▶ [Data supplied]
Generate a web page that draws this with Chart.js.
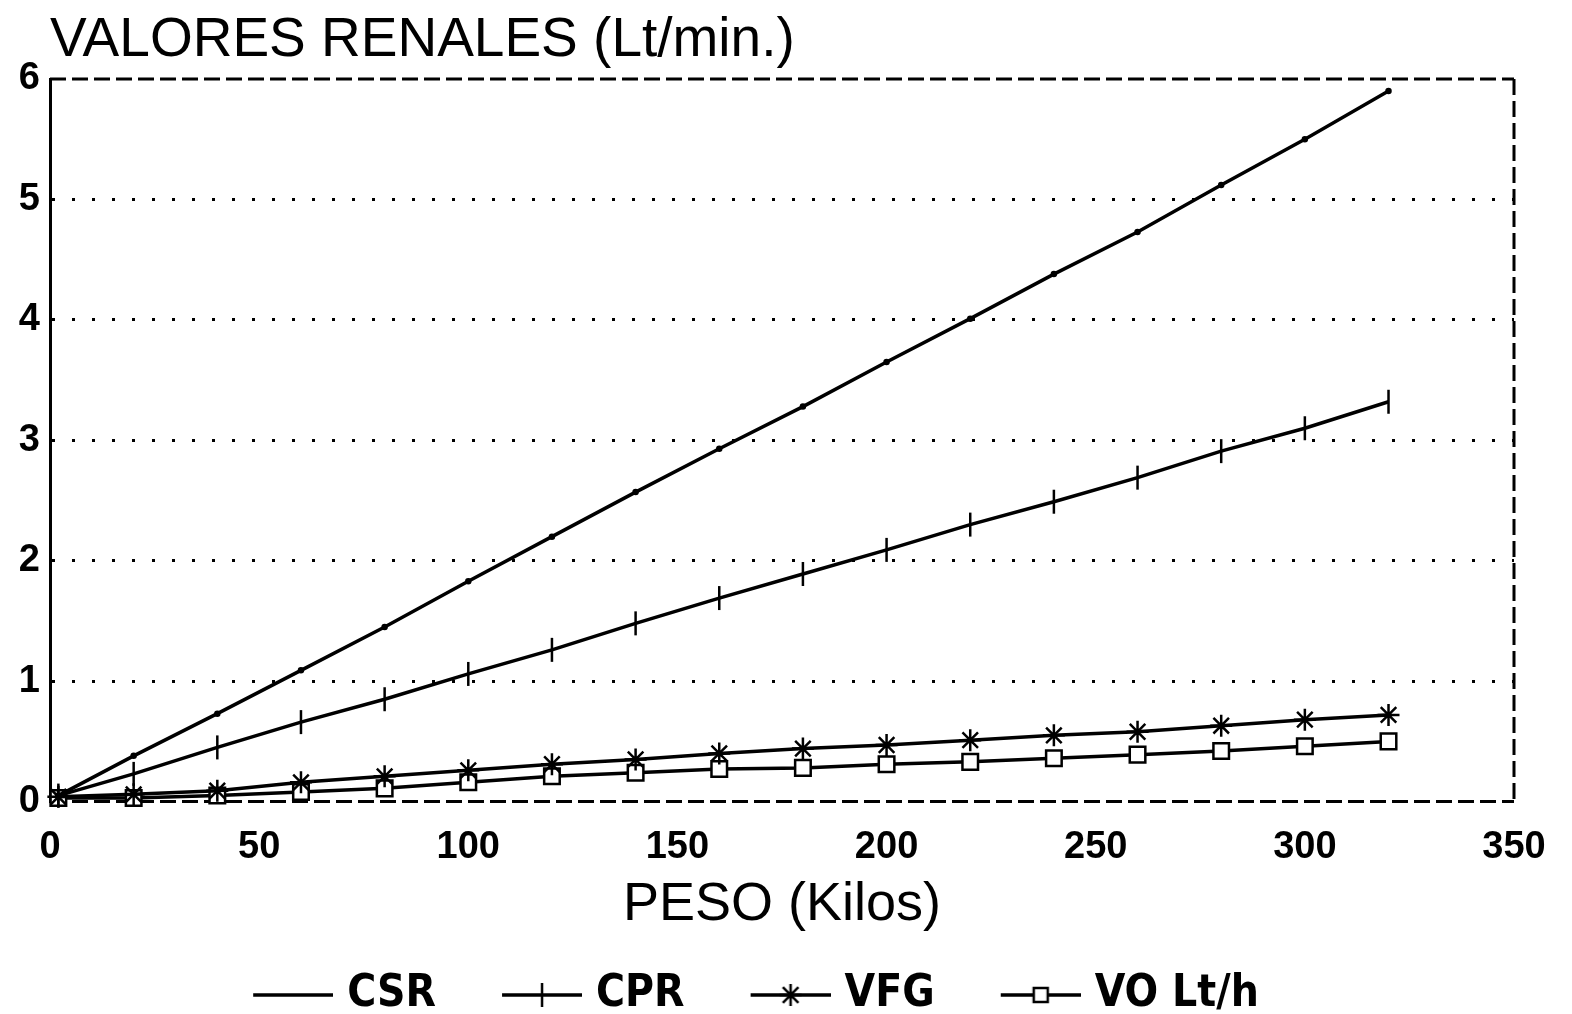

--

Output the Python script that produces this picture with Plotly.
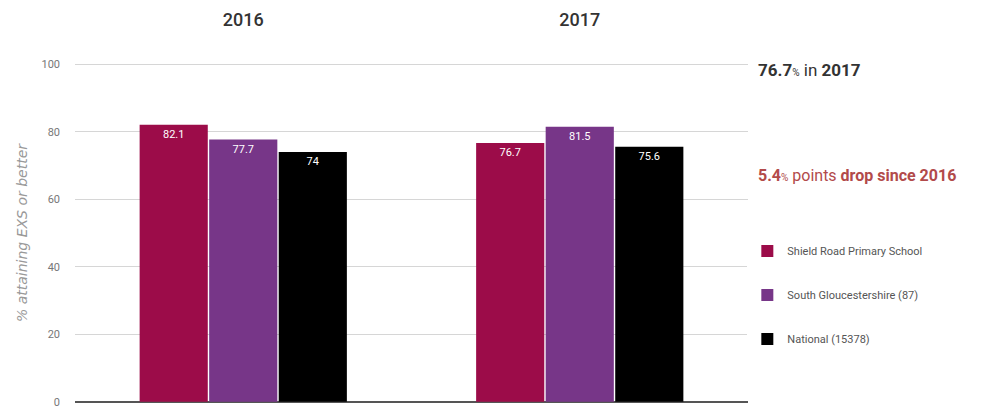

--

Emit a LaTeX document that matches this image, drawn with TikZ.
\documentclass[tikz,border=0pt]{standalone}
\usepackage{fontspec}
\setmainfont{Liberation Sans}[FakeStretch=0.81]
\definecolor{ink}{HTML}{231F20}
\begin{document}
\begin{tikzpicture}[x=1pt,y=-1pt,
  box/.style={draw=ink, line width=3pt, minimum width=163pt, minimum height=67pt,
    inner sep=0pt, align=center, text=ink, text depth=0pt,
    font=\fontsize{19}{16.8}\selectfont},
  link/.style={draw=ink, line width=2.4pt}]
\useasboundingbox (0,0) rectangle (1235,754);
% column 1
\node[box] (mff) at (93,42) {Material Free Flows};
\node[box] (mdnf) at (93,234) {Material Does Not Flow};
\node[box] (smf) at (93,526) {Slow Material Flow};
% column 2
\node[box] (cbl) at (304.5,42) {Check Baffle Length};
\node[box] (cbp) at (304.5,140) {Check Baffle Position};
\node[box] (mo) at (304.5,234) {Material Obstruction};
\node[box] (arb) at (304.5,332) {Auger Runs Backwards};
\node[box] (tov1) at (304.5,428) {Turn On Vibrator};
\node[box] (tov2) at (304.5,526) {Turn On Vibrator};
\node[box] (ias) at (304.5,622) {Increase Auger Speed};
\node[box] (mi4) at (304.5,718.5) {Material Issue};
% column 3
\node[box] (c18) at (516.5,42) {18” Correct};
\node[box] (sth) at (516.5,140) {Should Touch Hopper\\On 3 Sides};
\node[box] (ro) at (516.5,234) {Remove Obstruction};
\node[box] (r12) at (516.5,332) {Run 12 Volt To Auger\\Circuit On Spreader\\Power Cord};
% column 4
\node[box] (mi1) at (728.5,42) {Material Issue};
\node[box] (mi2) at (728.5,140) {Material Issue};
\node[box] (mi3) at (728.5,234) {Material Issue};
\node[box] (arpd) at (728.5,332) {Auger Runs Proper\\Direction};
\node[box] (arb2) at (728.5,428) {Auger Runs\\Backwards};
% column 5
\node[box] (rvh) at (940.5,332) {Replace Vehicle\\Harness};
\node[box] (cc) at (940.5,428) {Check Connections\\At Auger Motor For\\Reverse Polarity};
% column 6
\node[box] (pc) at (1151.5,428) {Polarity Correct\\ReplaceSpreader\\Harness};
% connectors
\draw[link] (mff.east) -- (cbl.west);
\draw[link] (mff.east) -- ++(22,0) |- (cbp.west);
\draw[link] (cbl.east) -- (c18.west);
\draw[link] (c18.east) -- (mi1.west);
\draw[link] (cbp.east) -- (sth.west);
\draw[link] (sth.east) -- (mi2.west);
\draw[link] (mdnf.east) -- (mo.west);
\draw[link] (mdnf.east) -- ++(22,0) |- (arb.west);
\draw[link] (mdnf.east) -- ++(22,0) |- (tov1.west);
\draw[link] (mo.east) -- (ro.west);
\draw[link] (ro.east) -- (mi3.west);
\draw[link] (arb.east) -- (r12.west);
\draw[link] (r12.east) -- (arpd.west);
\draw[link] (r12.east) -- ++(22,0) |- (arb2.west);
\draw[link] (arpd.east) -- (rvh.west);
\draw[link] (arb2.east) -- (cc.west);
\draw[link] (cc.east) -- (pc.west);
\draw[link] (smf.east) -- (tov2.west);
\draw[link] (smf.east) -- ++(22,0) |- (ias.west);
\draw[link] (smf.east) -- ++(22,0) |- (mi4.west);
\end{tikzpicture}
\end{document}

▶ [Task description] Extract lines where the string "this" occurs.

▶ [Reply]
Generate a web page that draws this with Chart.js.
Output the Python script that produces this picture with Plotly.
Emit a LaTeX document that matches this image, drawn with TikZ.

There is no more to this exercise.